In live sound, be it for speech- or music-based applications, we spend a lot of time considering what equipment to use and how it should be deployed to achieve the desired result of an intelligible and pleasing listening experience for the audience.

Many factors affect these decisions, but arguably the most important is the nature of the space in which we plan to operate, everything from the choice of microphones, the capabilities of the control surface, and the nature and positioning of the loudspeakers are heavily influenced by what happens when our carefully crafted sound is let loose in the wild.

Acoustics is the branch of physics concerned with the properties of sound, but we more commonly use it to describe the properties of a room or building that determine how sound is propagated.

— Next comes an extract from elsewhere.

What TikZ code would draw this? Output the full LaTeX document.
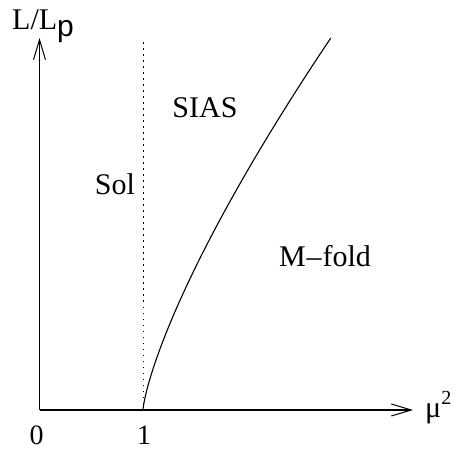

When sound issues forth from a generator, be it an instrument or a loudspeaker, its behavior is initially very easy to predict – we know that it will decay over distance as the energy dissipates over an increasing area. However, once it starts to encounter physical objects, things get complicated very quickly. So let’s have a look at this behavior and break it down so we can better understand it.

Setting Boundaries

When sound energy encounters a boundary, be it a wall, floor or ceiling, various things will happen depending on the nature of the boundary and the stiffness of its surface (Figure 1). 

The most common result is reflection but part of the energy can also be absorbed (and converted into heat) as well as transmitted though the boundary to continue its journey. If the object is relatively small the energy can also be refracted around it. The degree to which the sound energy is reflected, absorbed, transmitted or refracted is dependent on the frequency of the sound and the angle at which it strikes the boundary.

High-frequency sounds require less energy to generate their shorter wavelengths which means they’re more likely to be reflected or absorbed whereas low-frequency sounds, particularly those who’s wavelengths exceed the width of the boundary, are more likely to be transmitted. This kind of behavior is easily observed simply by standing outside a room where sound is being generated or amplified, you will always tend to hear more of the lower frequency content.

Transmitted sound can be a major problem for music venues as it represents a potential noise nuisance to neighbors, but this should hopefully be addressed in the design and construction (or adaptation) of the venue, or simply by keeping the amplitude below an acceptable value. The bigger issue for the mix engineer is the sound reflected inside and the reverberation that ensues.

If we look at the behavior of a theoretical point source of sound (i.e., where sound energy propagates equally in all directions) in a perfectly square room, we can see a symmetrical pattern of direct and reflected sound energy developing over time. If the source continues to generate sound the system quickly reaches a state of equilibrium where the sound energy being produced equals the energy being dissipated, thus filling the space with a sustained field of sound energy. 

In Figure 2, if we stand at point 1, we will hear the direct sound from the source at a high level but none of the reflected sound from the room.

Alternatively, at point 2 all we will hear is the reflected sound and none of the direct sound. In between those two extremes is point 3, which is where the level of the direct sound equals the level of the reflected sound – this is called the critical distance. If we move beyond the critical distance the reflected sound quickly overtakes the direct sound, making it increasingly less intelligible.

Therefore, in order to provide a valid listening experience for the audience, it’s important to ensure they’re within the critical distance.

If we turn off the source, the sound will continue to bounce around losing energy until it dissipates and stops completely. This is what we perceive as reverberation. If we were to measure the time it takes to drop by 60 dB (a level chosen as a benchmark of inaudibility), we would arrive at a figure which defines the reverb time of the room (sometimes called RT60). A small room typically has a reverb time below 1 second, a concert hall is more likely in excess of 2 seconds, and a church can easily be far beyond 6 seconds.

To make things even more complicated, different materials reflect sound to different degrees. The amount of sound energy absorbed by a given surface is called the absorption coefficient which specifies a number between 0 (the perfect reflector) and 1 (the perfect absorber, often defined as an open window).